_TASK PROMPT_
Write out again, unaltered, the lines from the start through the line containing "ax=ax, legend=True, saturation=1)".

_AVAILABLE DATA_
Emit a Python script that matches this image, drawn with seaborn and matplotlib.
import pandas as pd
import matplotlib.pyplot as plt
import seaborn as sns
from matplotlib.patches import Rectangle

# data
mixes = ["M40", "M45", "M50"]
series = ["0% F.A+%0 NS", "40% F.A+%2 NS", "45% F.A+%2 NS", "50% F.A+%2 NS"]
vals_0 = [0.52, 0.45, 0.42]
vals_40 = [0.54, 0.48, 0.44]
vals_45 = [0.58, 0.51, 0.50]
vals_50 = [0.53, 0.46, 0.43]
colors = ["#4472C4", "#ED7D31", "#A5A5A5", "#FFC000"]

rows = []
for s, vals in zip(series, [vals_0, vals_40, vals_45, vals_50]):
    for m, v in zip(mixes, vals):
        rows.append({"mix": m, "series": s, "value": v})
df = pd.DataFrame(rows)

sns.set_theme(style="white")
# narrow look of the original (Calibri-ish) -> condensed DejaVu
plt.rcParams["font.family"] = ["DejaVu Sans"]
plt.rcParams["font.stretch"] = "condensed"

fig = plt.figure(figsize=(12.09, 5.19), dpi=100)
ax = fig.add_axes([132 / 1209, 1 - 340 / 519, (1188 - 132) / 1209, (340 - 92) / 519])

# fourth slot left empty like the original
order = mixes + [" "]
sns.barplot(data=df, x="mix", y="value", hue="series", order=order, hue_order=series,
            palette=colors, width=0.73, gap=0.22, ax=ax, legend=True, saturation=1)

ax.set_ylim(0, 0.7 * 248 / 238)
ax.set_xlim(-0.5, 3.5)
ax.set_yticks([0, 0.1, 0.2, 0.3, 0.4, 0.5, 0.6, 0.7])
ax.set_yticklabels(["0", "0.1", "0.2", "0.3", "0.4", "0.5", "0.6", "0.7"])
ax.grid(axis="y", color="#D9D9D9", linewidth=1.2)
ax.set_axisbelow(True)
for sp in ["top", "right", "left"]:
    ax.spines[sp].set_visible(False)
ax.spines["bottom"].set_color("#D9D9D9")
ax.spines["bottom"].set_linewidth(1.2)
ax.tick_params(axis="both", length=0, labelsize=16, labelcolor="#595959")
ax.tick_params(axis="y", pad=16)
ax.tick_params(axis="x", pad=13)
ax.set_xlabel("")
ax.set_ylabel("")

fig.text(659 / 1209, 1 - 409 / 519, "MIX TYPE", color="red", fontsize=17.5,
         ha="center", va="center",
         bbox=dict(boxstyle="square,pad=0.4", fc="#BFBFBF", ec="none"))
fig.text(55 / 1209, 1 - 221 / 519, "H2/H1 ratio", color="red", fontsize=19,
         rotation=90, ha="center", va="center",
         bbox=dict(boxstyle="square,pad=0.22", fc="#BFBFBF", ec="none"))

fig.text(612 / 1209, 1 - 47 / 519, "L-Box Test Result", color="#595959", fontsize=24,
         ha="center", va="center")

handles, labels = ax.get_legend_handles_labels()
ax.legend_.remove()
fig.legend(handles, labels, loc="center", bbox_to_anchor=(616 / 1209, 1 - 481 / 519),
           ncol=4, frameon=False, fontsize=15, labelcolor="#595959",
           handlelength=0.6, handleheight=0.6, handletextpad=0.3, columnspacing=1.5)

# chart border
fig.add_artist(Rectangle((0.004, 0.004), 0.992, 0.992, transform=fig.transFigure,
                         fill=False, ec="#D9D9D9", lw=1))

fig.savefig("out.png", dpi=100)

_COMPLETE OUTPUT_
Emit a Python script that matches this image, drawn with seaborn and matplotlib.
import pandas as pd
import matplotlib.pyplot as plt
import seaborn as sns
from matplotlib.patches import Rectangle

# data
mixes = ["M40", "M45", "M50"]
series = ["0% F.A+%0 NS", "40% F.A+%2 NS", "45% F.A+%2 NS", "50% F.A+%2 NS"]
vals_0 = [0.52, 0.45, 0.42]
vals_40 = [0.54, 0.48, 0.44]
vals_45 = [0.58, 0.51, 0.50]
vals_50 = [0.53, 0.46, 0.43]
colors = ["#4472C4", "#ED7D31", "#A5A5A5", "#FFC000"]

rows = []
for s, vals in zip(series, [vals_0, vals_40, vals_45, vals_50]):
    for m, v in zip(mixes, vals):
        rows.append({"mix": m, "series": s, "value": v})
df = pd.DataFrame(rows)

sns.set_theme(style="white")
# narrow look of the original (Calibri-ish) -> condensed DejaVu
plt.rcParams["font.family"] = ["DejaVu Sans"]
plt.rcParams["font.stretch"] = "condensed"

fig = plt.figure(figsize=(12.09, 5.19), dpi=100)
ax = fig.add_axes([132 / 1209, 1 - 340 / 519, (1188 - 132) / 1209, (340 - 92) / 519])

# fourth slot left empty like the original
order = mixes + [" "]
sns.barplot(data=df, x="mix", y="value", hue="series", order=order, hue_order=series,
            palette=colors, width=0.73, gap=0.22, ax=ax, legend=True, saturation=1)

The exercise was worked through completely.